# Stated task:
Pictures in the entries below are to be left out; otherwise, reproduce exactly the lines from the first through the line containing "P_2: '#e82020', P_3: '#22dd22'".

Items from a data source
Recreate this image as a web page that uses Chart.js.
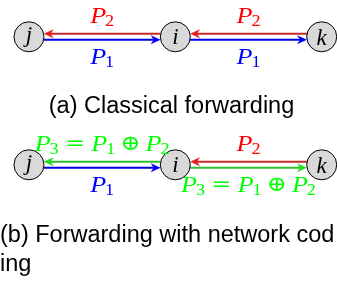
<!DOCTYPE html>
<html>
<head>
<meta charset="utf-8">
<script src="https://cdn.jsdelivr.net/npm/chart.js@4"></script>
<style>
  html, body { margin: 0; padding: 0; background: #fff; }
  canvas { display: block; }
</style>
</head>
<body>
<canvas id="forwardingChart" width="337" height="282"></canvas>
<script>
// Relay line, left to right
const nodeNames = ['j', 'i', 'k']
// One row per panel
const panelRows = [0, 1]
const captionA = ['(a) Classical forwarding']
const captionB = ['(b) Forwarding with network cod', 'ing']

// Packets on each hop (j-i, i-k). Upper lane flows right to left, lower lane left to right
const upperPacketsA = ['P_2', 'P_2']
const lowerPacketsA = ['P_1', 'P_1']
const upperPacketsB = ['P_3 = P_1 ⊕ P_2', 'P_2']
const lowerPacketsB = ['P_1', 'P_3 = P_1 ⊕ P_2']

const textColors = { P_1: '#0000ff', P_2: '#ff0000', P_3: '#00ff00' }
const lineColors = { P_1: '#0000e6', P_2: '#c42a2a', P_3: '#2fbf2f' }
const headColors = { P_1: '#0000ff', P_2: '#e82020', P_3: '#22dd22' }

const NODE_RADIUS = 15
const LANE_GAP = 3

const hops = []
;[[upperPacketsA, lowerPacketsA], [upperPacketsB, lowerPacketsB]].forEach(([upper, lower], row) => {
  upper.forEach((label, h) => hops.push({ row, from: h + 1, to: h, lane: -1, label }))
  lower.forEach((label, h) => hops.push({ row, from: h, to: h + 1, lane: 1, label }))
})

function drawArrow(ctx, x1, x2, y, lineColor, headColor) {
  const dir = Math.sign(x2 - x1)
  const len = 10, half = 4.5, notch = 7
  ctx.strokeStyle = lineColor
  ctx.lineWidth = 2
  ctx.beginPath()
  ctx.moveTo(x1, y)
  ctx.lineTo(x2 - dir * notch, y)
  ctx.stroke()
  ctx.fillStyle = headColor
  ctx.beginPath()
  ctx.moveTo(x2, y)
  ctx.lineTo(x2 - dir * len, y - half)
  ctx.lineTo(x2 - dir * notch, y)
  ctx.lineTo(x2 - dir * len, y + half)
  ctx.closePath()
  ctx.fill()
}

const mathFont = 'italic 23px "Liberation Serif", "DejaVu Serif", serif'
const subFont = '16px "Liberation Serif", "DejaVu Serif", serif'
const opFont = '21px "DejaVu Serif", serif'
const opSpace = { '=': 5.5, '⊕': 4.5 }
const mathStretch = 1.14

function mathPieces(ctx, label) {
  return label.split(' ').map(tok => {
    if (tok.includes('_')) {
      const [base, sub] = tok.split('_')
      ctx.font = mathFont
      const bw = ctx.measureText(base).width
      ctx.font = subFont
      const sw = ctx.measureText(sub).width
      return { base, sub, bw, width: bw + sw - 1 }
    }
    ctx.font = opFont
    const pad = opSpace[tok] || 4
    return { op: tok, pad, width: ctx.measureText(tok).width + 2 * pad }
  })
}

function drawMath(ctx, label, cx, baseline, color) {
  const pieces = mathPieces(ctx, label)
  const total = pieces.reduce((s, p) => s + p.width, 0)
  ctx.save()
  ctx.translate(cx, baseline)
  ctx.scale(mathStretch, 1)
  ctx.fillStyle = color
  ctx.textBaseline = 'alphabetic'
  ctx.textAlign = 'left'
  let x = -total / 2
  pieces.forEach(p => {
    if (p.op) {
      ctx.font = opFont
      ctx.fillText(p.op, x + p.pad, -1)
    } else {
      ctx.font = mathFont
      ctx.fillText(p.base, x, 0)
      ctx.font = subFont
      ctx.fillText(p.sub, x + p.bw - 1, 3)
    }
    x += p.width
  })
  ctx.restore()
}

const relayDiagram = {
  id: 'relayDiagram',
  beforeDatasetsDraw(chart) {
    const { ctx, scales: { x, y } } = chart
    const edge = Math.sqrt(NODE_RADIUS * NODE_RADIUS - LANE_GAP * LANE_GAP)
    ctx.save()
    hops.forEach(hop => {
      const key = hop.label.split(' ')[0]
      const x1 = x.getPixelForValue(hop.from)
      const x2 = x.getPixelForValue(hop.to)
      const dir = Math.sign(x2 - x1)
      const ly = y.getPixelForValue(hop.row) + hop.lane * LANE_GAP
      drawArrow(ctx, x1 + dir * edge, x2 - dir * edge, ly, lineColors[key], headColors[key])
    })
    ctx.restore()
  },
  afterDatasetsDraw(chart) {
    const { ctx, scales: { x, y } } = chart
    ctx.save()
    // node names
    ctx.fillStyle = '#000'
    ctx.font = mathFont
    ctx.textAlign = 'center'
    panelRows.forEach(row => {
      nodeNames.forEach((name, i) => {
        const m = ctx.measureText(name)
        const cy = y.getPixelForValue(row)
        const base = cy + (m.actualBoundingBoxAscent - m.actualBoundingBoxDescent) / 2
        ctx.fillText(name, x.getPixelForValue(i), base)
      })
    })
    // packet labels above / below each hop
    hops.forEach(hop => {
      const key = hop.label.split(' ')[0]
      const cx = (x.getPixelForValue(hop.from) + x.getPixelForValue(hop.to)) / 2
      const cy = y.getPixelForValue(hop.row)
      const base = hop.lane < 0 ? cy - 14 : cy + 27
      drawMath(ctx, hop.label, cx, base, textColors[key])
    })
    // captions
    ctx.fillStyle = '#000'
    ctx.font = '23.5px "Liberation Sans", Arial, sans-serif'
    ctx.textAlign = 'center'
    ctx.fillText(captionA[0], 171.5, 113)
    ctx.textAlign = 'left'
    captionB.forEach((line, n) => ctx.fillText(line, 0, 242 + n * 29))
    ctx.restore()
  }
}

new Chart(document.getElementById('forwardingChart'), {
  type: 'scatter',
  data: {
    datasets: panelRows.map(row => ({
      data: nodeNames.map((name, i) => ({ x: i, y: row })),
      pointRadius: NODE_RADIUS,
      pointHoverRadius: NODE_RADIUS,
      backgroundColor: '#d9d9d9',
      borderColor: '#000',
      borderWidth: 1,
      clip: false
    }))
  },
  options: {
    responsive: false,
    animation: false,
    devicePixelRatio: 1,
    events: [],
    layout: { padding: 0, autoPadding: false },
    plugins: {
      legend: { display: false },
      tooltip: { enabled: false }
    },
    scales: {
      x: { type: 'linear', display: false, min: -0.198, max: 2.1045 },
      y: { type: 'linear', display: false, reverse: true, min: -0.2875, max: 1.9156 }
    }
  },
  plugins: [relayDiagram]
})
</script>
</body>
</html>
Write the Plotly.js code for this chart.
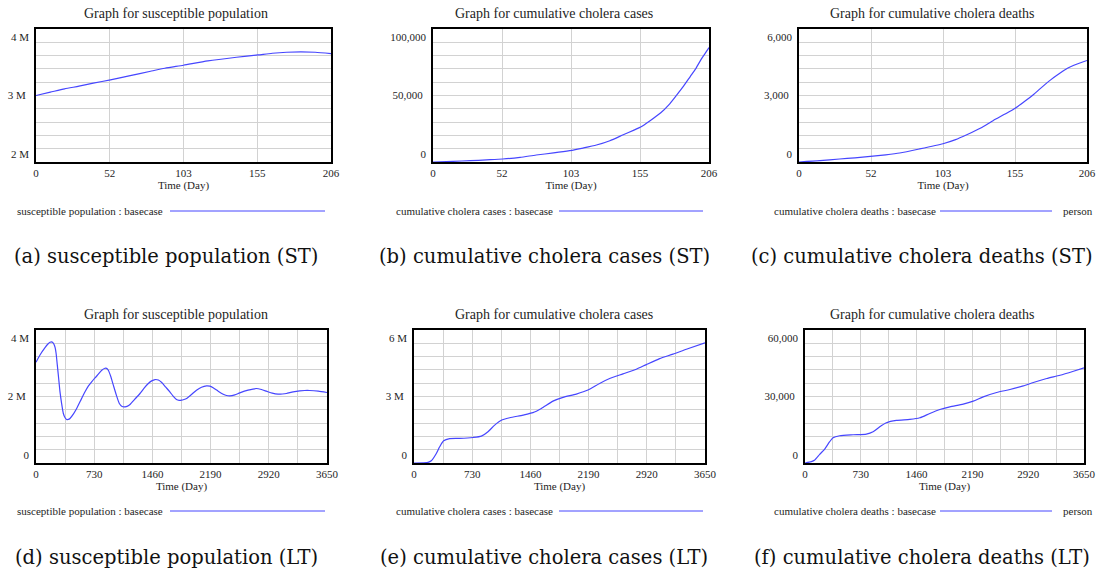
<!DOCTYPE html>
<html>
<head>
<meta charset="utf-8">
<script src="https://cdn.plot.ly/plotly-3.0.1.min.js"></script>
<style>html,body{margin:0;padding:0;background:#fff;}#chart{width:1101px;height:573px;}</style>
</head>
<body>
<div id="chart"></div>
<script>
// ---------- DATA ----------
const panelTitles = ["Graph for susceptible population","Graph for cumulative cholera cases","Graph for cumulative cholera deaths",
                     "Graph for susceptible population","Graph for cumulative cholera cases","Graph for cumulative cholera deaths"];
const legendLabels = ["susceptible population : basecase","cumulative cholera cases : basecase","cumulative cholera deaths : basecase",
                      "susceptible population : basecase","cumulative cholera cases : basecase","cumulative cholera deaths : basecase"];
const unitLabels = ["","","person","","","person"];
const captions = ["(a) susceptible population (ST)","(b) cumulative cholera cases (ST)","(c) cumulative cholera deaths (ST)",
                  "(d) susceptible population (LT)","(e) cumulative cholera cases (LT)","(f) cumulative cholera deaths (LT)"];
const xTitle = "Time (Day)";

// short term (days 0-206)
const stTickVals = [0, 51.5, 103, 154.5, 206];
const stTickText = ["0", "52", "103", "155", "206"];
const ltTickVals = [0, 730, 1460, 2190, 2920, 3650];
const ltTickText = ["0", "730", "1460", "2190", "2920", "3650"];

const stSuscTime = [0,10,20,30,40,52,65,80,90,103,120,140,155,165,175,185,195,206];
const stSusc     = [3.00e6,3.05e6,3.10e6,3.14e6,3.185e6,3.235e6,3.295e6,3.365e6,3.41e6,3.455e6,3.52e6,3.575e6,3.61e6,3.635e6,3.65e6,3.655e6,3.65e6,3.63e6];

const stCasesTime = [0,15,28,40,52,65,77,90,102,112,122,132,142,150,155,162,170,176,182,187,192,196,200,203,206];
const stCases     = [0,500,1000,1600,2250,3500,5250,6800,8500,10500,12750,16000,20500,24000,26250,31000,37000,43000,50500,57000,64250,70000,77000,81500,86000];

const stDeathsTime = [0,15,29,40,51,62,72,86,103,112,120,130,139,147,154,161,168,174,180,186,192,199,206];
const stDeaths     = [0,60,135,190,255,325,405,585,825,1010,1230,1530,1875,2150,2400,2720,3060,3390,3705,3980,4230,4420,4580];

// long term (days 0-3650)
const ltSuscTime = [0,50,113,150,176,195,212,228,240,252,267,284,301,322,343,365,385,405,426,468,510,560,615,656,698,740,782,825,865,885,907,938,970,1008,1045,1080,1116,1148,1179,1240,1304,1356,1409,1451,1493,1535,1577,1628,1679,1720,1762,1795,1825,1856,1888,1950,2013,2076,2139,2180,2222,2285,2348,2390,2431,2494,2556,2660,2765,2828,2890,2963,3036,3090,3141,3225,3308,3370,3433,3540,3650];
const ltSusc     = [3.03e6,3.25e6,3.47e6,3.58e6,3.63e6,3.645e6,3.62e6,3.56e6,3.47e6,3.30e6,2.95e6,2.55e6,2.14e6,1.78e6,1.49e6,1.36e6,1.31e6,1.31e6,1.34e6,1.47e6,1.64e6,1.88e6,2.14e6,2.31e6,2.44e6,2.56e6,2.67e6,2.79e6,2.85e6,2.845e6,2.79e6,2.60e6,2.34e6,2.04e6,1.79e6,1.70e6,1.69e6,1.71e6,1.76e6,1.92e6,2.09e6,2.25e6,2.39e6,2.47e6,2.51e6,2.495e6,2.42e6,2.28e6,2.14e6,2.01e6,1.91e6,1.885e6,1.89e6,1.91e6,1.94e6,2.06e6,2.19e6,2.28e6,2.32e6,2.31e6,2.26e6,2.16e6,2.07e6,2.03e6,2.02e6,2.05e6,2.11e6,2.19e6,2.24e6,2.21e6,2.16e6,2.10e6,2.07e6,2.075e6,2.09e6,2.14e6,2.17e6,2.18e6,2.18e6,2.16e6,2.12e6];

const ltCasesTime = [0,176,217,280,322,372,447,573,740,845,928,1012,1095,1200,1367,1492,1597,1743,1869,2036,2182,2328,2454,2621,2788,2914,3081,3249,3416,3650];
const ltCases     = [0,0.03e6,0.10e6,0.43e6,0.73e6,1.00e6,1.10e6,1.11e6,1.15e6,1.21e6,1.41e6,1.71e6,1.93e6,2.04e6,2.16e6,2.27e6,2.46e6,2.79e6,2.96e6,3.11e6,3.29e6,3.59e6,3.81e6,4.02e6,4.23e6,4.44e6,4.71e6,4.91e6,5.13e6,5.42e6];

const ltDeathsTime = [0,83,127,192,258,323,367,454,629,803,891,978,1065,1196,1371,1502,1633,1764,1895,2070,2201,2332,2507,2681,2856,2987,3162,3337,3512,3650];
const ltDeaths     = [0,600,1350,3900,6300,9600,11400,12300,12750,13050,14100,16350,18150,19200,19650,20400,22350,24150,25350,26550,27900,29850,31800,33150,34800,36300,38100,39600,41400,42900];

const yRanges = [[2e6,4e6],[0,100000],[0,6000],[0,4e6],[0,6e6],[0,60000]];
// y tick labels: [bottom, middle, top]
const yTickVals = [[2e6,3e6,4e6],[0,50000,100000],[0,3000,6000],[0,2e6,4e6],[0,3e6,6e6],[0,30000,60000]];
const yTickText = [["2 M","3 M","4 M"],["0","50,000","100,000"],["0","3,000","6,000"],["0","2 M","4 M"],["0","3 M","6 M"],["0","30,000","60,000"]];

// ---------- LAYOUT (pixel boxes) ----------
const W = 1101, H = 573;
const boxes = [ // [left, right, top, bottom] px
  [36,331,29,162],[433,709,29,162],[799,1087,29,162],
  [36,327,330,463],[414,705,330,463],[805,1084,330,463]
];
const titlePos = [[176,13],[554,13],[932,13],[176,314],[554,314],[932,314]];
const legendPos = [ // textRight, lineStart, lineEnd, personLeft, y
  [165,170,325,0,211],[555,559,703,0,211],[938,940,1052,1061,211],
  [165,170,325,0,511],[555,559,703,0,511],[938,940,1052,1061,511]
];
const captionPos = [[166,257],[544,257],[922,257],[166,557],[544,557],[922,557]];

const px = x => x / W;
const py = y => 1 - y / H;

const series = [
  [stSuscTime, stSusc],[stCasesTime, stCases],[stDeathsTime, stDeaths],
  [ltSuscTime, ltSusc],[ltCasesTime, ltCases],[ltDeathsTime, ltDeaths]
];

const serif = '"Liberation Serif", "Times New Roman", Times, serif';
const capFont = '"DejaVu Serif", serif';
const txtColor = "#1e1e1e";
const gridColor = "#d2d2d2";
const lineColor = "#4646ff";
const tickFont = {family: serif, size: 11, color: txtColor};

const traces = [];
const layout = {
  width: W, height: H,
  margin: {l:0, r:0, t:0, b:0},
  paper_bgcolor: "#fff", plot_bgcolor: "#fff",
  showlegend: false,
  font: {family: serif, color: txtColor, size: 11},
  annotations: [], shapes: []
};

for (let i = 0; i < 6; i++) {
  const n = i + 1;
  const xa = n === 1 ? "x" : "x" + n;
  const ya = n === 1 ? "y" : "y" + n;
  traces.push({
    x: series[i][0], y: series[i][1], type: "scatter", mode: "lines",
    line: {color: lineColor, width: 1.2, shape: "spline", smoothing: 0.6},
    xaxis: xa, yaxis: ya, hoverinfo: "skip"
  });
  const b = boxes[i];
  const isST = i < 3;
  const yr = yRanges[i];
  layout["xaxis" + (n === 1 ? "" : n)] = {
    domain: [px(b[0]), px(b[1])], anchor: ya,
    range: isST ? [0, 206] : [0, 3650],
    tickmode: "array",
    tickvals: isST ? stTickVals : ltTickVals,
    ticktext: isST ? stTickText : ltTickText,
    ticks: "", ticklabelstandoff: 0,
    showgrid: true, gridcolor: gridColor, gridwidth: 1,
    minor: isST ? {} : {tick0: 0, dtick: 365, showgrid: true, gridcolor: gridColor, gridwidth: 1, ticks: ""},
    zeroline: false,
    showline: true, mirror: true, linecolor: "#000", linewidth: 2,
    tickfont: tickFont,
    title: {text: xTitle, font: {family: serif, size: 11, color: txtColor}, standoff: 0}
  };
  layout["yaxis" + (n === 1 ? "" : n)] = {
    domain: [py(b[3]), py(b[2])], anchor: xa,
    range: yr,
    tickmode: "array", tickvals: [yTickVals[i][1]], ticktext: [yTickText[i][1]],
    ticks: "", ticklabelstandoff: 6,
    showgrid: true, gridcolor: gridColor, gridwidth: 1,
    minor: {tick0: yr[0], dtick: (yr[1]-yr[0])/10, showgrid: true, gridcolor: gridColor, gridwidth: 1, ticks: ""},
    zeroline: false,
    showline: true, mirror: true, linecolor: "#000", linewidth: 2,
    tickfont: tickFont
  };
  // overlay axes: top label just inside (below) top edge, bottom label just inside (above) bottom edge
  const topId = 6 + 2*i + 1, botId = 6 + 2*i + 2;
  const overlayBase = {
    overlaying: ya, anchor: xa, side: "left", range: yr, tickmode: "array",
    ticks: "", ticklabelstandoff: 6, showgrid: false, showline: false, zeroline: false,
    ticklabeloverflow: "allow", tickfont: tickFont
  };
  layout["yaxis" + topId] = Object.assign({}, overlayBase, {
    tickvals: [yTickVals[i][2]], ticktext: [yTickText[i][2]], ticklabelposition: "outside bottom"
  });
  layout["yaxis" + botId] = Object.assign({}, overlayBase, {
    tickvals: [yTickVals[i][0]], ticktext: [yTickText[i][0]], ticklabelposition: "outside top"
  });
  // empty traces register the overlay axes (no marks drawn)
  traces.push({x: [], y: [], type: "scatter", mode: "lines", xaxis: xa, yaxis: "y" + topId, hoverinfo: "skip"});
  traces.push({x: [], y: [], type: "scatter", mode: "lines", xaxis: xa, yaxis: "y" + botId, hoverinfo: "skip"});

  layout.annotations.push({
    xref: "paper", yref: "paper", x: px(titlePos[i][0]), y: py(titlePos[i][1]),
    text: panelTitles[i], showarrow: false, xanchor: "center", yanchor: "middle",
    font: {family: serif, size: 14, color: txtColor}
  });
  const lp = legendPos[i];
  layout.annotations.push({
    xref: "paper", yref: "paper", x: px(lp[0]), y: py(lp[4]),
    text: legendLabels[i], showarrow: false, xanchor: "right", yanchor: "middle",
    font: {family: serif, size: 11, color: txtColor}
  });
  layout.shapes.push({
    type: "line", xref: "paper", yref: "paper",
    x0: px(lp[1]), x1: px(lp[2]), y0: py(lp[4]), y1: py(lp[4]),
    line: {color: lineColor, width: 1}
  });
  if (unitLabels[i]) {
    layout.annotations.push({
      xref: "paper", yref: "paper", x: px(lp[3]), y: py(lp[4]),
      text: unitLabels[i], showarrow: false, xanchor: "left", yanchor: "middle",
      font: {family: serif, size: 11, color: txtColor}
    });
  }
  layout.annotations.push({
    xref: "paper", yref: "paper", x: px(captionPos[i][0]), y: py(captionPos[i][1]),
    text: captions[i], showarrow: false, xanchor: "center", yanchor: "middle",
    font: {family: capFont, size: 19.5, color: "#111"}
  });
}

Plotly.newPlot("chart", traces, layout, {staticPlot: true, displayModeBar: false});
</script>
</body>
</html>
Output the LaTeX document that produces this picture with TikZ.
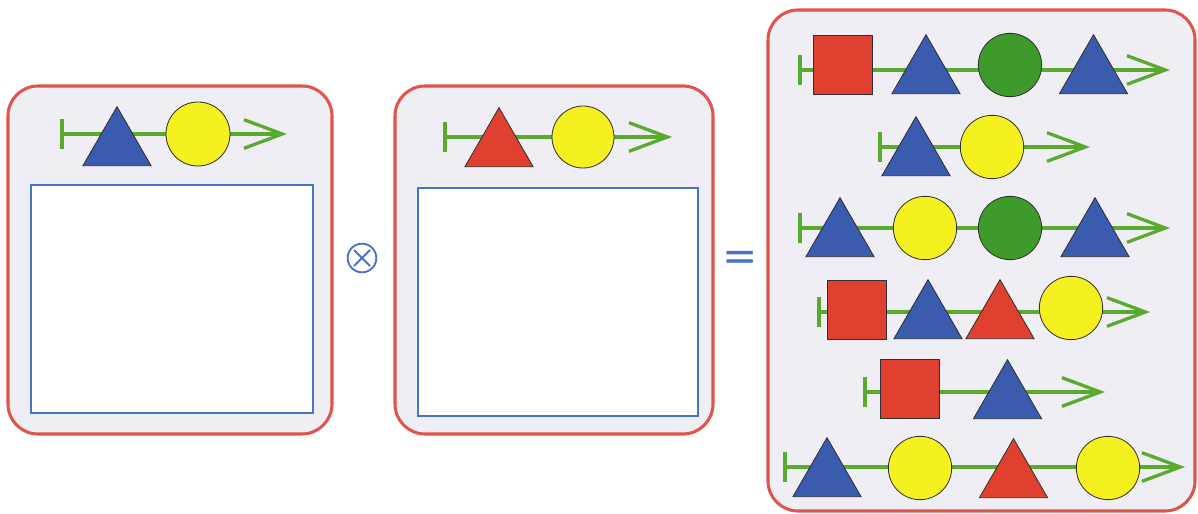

# Response to this exercise:
Recreate this image as a web page that uses Chart.js.
<!DOCTYPE html>
<html>
<head>
<meta charset="utf-8">
<script src="https://cdn.jsdelivr.net/npm/chart.js@4"></script>
<style>
  html, body { margin: 0; padding: 0; background: #fff; }
  canvas { display: block; }
</style>
</head>
<body>
<canvas id="forwardingChart" width="337" height="282"></canvas>
<script>
// Relay line, left to right
const nodeNames = ['j', 'i', 'k']
// One row per panel
const panelRows = [0, 1]
const captionA = ['(a) Classical forwarding']
const captionB = ['(b) Forwarding with network cod', 'ing']

// Packets on each hop (j-i, i-k). Upper lane flows right to left, lower lane left to right
const upperPacketsA = ['P_2', 'P_2']
const lowerPacketsA = ['P_1', 'P_1']
const upperPacketsB = ['P_3 = P_1 ⊕ P_2', 'P_2']
const lowerPacketsB = ['P_1', 'P_3 = P_1 ⊕ P_2']

const textColors = { P_1: '#0000ff', P_2: '#ff0000', P_3: '#00ff00' }
const lineColors = { P_1: '#0000e6', P_2: '#c42a2a', P_3: '#2fbf2f' }
const headColors = { P_1: '#0000ff', P_2: '#e82020', P_3: '#22dd22' }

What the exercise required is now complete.